Cosentino's charm hasn't been limited to her musical pursuits. She's reached celebrity status on Twitter, using the micro-blog site to riff on topics ranging from her cat to reality TV and musical crushes (see: her back-and-forth with Hayley Williams of Paramore).
"It originally started as just me saying: We have a show or we have a seven-inch coming out, or posting a picture, and then I realized I could do it from my phone and I just started doing it because I was bored," she says of her tweets. "Sometimes I say something on Twitter and it will come back to bite me in the ass or end up on a blog or some shit. I'm like, oh, wait, I have 24,000 followers. I think Twitter is just a way for your fans to feel like they know you on a personal level. The things I say on Twitter are the things I say in real life. It allows me to be who I am to a whole bunch of people.

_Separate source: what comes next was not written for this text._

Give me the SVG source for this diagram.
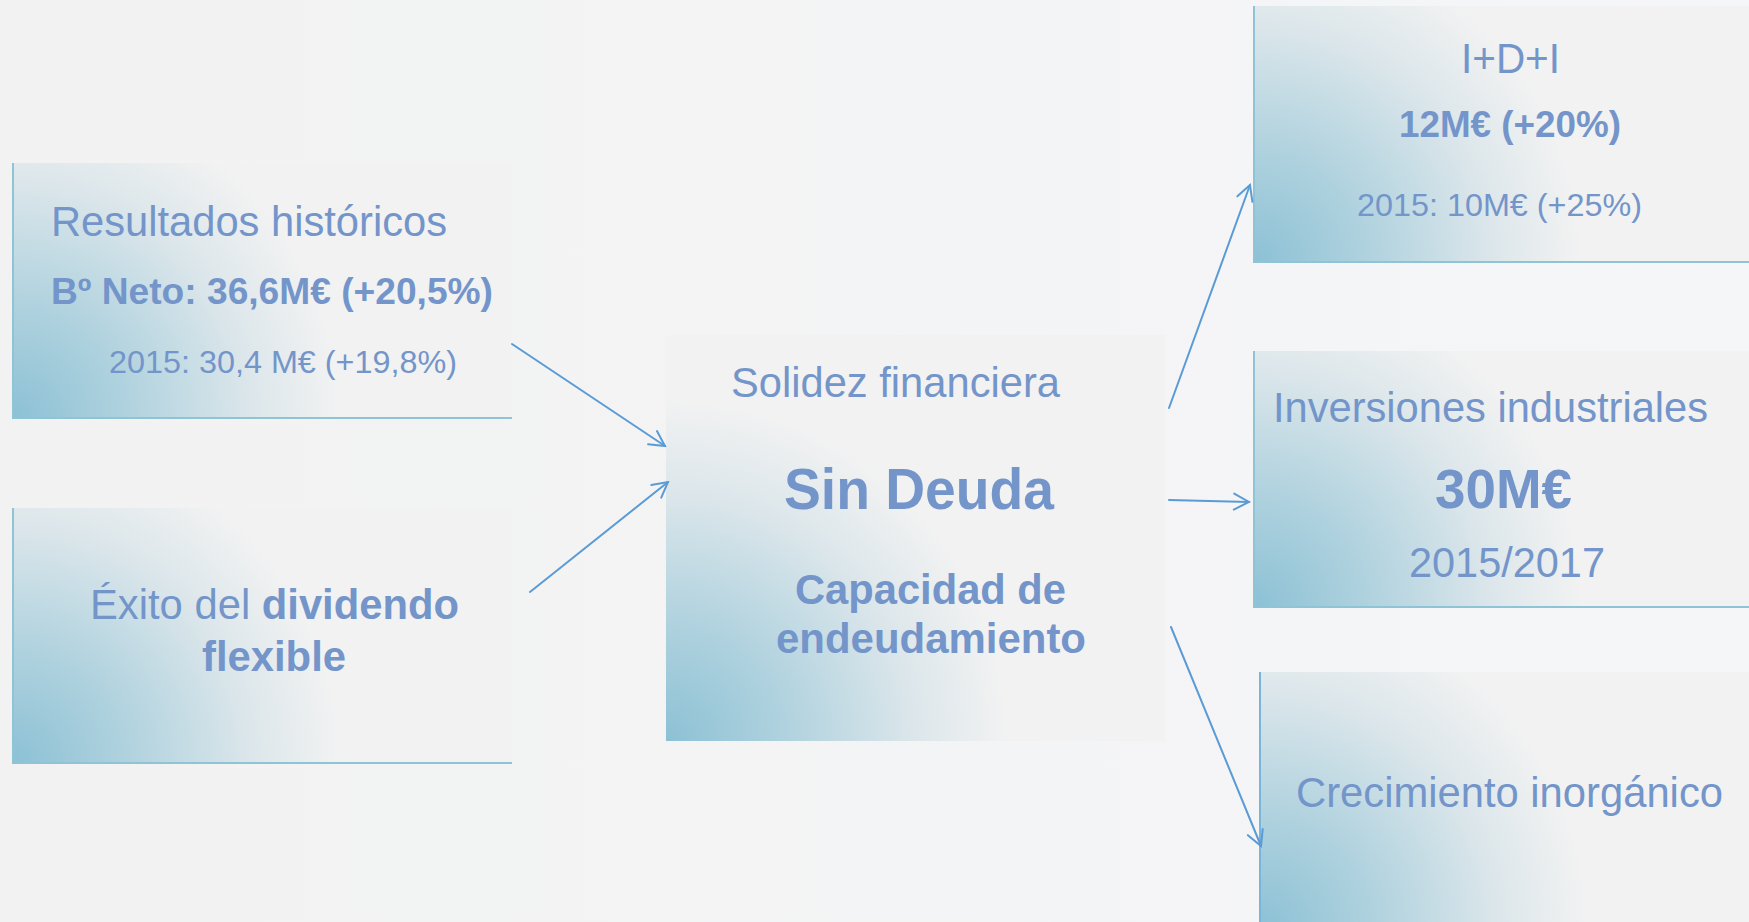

"When I first heard what it was, I was in New York, in college, and I was taking a narcissism class, and my professor was like, there's this new website called Twitter, and it's a perfect example of narcissism, because you are just talking about yourself all the time, and she showed it to us, and I was like, 'What? That is the stupidest thing I've ever seen,' and now here I am, using it every five seconds of every day."